Blog Series: Feminist Awakening

One of the aims of the Gender and Sexuality Research Network at Reading is to start a dialogue around issues of gender and sexuality. The first topic of discussion we would like to propose is: ‘Feminist Awakening’.

We would be very pleased to hear from you about when and how you first realised that feminism could mean something to you. Are there any particular texts that inspired you? Did something in the media spark your interest in feminism? If you would like to write a blog piece for us please email us (see the contact page) and we will upload your piece to the site. We also encourage men to write for us!

The following is written by Maria Tomlinson, one of the organisers of this network:

mariaFor me, feminism is as simple as believing that men and women deserve to have the same rights and to be treated equally in all aspects of life. The first time I realised that girls and boys are not always treated equally I was around six years old. Growing up with male cousins I had always enjoyed kicking a ball around with them, despite my mum not being happy when I came home covered in mud. I thought nothing of the fact that they were male and I was female. I had no clue that football was typically considered to be a male sport. In fact, when I was very young I used to think that I was a boy (why wouldn’t I? I had little involvement with other girls). It was only until I was sent to ballet that I realised I was indeed female, this being a very early example of gender stereotyping I have experienced. At school one day I saw some boys playing football and ran over to join in. I was soon approached by a dinner lady who said, ‘what are you doing? You can’t play football, it is for boys, go and play with the girls.’ Upset and angry by not being allowed to play, I walked off. I could not comprehend why the fact I was a girl meant that I was not allowed to play football. ‘Why can’t I do something that boys are allowed to do? This is not fair!’ I thought. From that point onwards, I decided that I was not going to let being a girl stop me from doing what I wanted to do. Of course, my six-year-old mind did not label this ‘feminism’, but I realised that life was not fair and something needed to be done about it.

I then moved to a private school where there were only girls and I forgot about feminism. Being surrounded by other girls who were intelligent and hard working, I naïvely believed that there would be no obstacles towards our success. It was only when I started studying contemporary women’s writing at degree level and looking at all of the injustices the women in these books faced, that I remembered feminism again. I was particularly inspired by female-authored fiction from Algeria wherein protagonists were silenced by patriarchal norms and risked their lives subverting and challenging patriarchal values. I found Leila Marouane’s Le Châtiment des Hypocrites, which is set during the Algerian civil war of the 90s, a particularly harrowing account of life as a woman in Algeria. The protagonist not only suffers the trauma of being raped by fundamentalists but is later abused by a misogynistic husband. Her trauma is repeated again and again in the numerous miscarriages she suffers during the marriage. I was quite relieved for her at the end when she brutally murders and rapes him. I thought at the time ‘Perhaps Frantz Fanon is right, the only answer to violence is more violence.’ But, then again, even though he expressed his wish that men and women would be treated equally in the postcolonial state, Fanon offered no feminist methods of resistance against patriarchy. Instead, he silenced women by portraying them as objects of desire that were tools for men in the battle for liberation. I decided that it was better to use words as a weapon in the cause of feminism, and I suppose that is why I am doing now by writing a PhD on the subject of the silence of the female body in Algerian and Mauritius.

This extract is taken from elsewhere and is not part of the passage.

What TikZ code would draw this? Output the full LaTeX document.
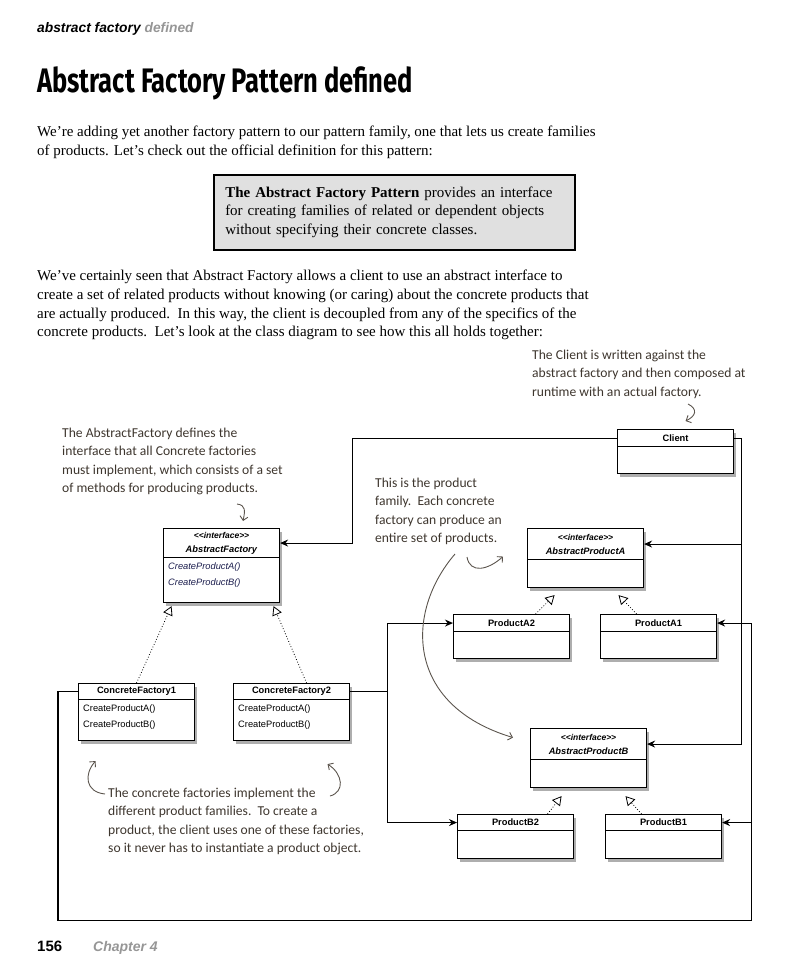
\documentclass[tikz,border=0pt]{standalone}
\usepackage{fontspec}
\setmainfont{Liberation Serif}
\setsansfont{Liberation Sans}
\newfontfamily\handfont{Carlito}
\newfontfamily\markerfont{Fira Sans}
\usepackage{graphicx}
\usetikzlibrary{positioning,calc,shadows,arrows.meta}
\definecolor{handink}{RGB}{62,54,46}
\definecolor{defgray}{RGB}{224,224,224}
\definecolor{pagegray}{RGB}{150,150,150}
\definecolor{opsink}{RGB}{28,30,78}
\newcommand{\iface}{{\fontsize{8.5}{14}\selectfont\textit{<\kern0pt<interface>\kern0pt>}}}
\newcommand{\umlclass}[6]{%
  \node[clsbody, minimum height=#4] (#1) at (#2) {};
  \node[clshead, minimum height=#3] (#1-h) at (#1.north) {#5};
  \node[clsops] (#1-o) at (#1-h.south west) {#6};}

\begin{document}
\begin{tikzpicture}[x=1pt,y=-1pt]

\tikzset{
  clsbody/.style={rectangle, draw=black, fill=white, line width=1.1pt,
    minimum width=116pt, inner sep=0pt, anchor=north west,
    drop shadow={shadow xshift=2.5pt, shadow yshift=-3pt, fill=black!70, opacity=0.45}},
  clshead/.style={rectangle, draw=black, line width=1.1pt, minimum width=116pt,
    inner sep=0pt, anchor=north, align=center,
    font=\sffamily\bfseries\fontsize{9.3}{14}\selectfont},
  clsops/.style={anchor=north west, align=left, inner xsep=5pt, inner ysep=4.5pt,
    font=\sffamily\fontsize{9.3}{15.5}\selectfont},
  para/.style={anchor=north west, align=left, inner sep=0pt,
    font=\fontsize{15}{18.7}\selectfont},
  hand/.style={anchor=north west, align=left, inner sep=0pt, text=handink,
    font=\handfont\fontsize{13.6}{18.2}\selectfont},
  assoc/.style={line width=1.1pt, -{Stealth[length=8pt,width=7pt]}},
  realize/.style={line width=0.8pt, dotted, -{Triangle[open,length=9pt,width=10pt]}},
  scribble/.style={line width=0.9pt, draw=handink!85, -{Straight Barb[length=4pt,width=8pt]}}
}
\useasboundingbox (0,0) rectangle (809,959);

% page heading and title
\node[anchor=base west, inner sep=0pt, font=\sffamily\bfseries\itshape\fontsize{13.8}{16}\selectfont] (runhead) at (37,32) {abstract factory \textcolor{pagegray}{defined}};
\node[anchor=base west, inner sep=0pt] (title) at (37,92) {\scalebox{0.75}[1]{\markerfont\bfseries\fontsize{34}{34}\selectfont Abstract Factory Pattern defined}};

\node[para] (intro) at (37,126) {We're adding yet another factory pattern to our pattern family, one that lets us create families\\of products. Let's check out the official definition for this pattern:};

\node[anchor=north west, draw=black, line width=1.5pt, fill=defgray, minimum width=361pt, minimum height=75pt,
  text width=338pt, align=left, inner xsep=11.5pt, font=\fontsize{15}{18.5}\selectfont] (defn) at (213,174)
  {\textbf{The Abstract Factory Pattern} provides an interface\\for creating families of related or dependent objects\\without specifying their concrete classes.};

\node[para] (story) at (37,270) {We've certainly seen that Abstract Factory allows a client to use an abstract interface to\\create a set of related products without knowing (or caring) about the concrete products that\\are actually produced.\ \ In this way, the client is decoupled from any of the specifics of the\\concrete products.\ \ Let's look at the class diagram to see how this all holds together:};

% classes
\umlclass{client}{617,429}{17pt}{44pt}{Client}{}
\umlclass{af}{163,528}{29pt}{74pt}{\iface\\\textit{AbstractFactory}}{\color{opsink}\textit{CreateProductA()}\\\color{opsink}\textit{CreateProductB()}}
\umlclass{cf1}{78,683}{16pt}{57pt}{ConcreteFactory1}{CreateProductA()\\CreateProductB()}
\umlclass{cf2}{233,683}{16pt}{57pt}{ConcreteFactory2}{CreateProductA()\\CreateProductB()}
\umlclass{apa}{527,528}{31pt}{59pt}{\iface\\\textit{AbstractProductA}}{}
\umlclass{pa2}{453,614}{17pt}{44pt}{ProductA2}{}
\umlclass{pa1}{600,614}{17pt}{44pt}{ProductA1}{}
\umlclass{apb}{530,728}{31pt}{59pt}{\iface\\\textit{AbstractProductB}}{}
\umlclass{pb2}{457,814}{16pt}{44pt}{ProductB2}{}
\umlclass{pb1}{605,814}{16pt}{44pt}{ProductB1}{}

% associations
\draw[assoc] (client-h.west) -| ([xshift=72pt]af-h.east) -- (af-h.east);
\draw[assoc] (client-h.east) -| ([xshift=97pt]apa-h.east) -- (apa-h.east);
\draw[assoc] ([xshift=97pt]apa-h.east) |- (apb-h.east);
\draw[assoc] (cf2-h.east) -- ++(37,0) |- (pa2-h.west);
\draw[assoc] (cf2-h.east) -- ++(37,0) |- (pb2-h.west);
\draw[assoc] (cf1-h.west) -| ++(-20,229) -| ([xshift=34pt]pa1-h.east) -- (pa1-h.east);
\draw[assoc] ([xshift=30pt]pb1-h.east) -- (pb1-h.east);

% realizations
\draw[realize] (cf1.north) -- ([xshift=-50pt,yshift=-3pt]af.south);
\draw[realize] ([xshift=15pt]cf2.north) -- ([xshift=52pt,yshift=-3pt]af.south);
\draw[realize] ([xshift=24pt]pa2.north) -- ([xshift=-31pt,yshift=-7pt]apa.south);
\draw[realize] ([xshift=-22pt]pa1.north) -- ([xshift=33pt,yshift=-7pt]apa.south);
\draw[realize] ([xshift=32pt]pb2.north) -- ([xshift=-27pt,yshift=-8pt]apb.south);
\draw[realize] ([xshift=-22pt]pb1.north) -- ([xshift=37pt,yshift=-8pt]apb.south);

% notes
\node[hand] (clientnote) at (532,350) {The Client is written against the\\abstract factory and then composed at\\runtime with an actual factory.};
\node[hand] (afnote) at (62,428) {The AbstractFactory defines the\\interface that all Concrete factories\\must implement, which consists of a set\\of methods for producing products.};
\node[hand] (familynote) at (375,478) {This is the product\\family.\ \ Each concrete\\factory can produce an\\entire set of products.};
\node[hand] (cfnote) at (108,788) {The concrete factories implement the\\different product families.\ \ To create a\\product, the client uses one of these factories,\\so it never has to instantiate a product object.};

\coordinate (clientcurl) at (688,404);
\coordinate (afcurl) at (237,504);
\coordinate (hook) at (467,557);
\coordinate (familycurve) at (455,554);
\coordinate (cfcurlL) at (105,794);
\coordinate (cfcurlR) at (330,796);

\draw[scribble] (clientcurl) .. controls (698,409) and (696,416) .. ([xshift=10pt,yshift=8pt]client.north);
\draw[scribble] (afcurl) .. controls (246,505) and (245,511) .. ([xshift=21.5pt,yshift=7pt]af.north);
\draw[scribble] (hook) .. controls (470,574) and (488,570) .. ([xshift=-24pt,yshift=-12.5pt]apa-h.west);
\draw[scribble] (familycurve) .. controls (405,612) and (405,705) .. ([xshift=-17pt,yshift=6.5pt]apb-h.west);
\draw[scribble] (cfcurlL) .. controls (85,792) and (84,774) .. ([xshift=-41pt,yshift=-20pt]cf1.south);
\draw[scribble] (cfcurlR) .. controls (345,792) and (343,774) .. ([xshift=36pt,yshift=-23pt]cf2.south);

% footer
\node[anchor=base west, inner sep=0pt, font=\sffamily\bfseries\fontsize{15}{17}\selectfont] (pageno) at (37,951) {156};
\node[anchor=base west, inner sep=0pt, text=pagegray, font=\sffamily\bfseries\itshape\fontsize{14}{17}\selectfont] (chapter) at (93,951) {Chapter 4};
\end{tikzpicture}
\end{document}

My passion for feminism was further ignited when I was told (I can’t say by whom but he was someone rather important) that it would be far harder for me as a woman to succeed in an academic career than a man. He was right of course, as we can often see the evidence of this prejudice in the academic system in articles from papers such as the Guardian. I walked out of the room and remembered six-year-old me angry because I could not play football. Again I thought, ‘this is not fair!’ and ‘I need to do something about this.’ Hopefully one day as a successful lecturer in women’s studies (that is the dream) I can look back again to six-year-old me and think, ‘Life is not fair, but I have tried at least to do something about it.’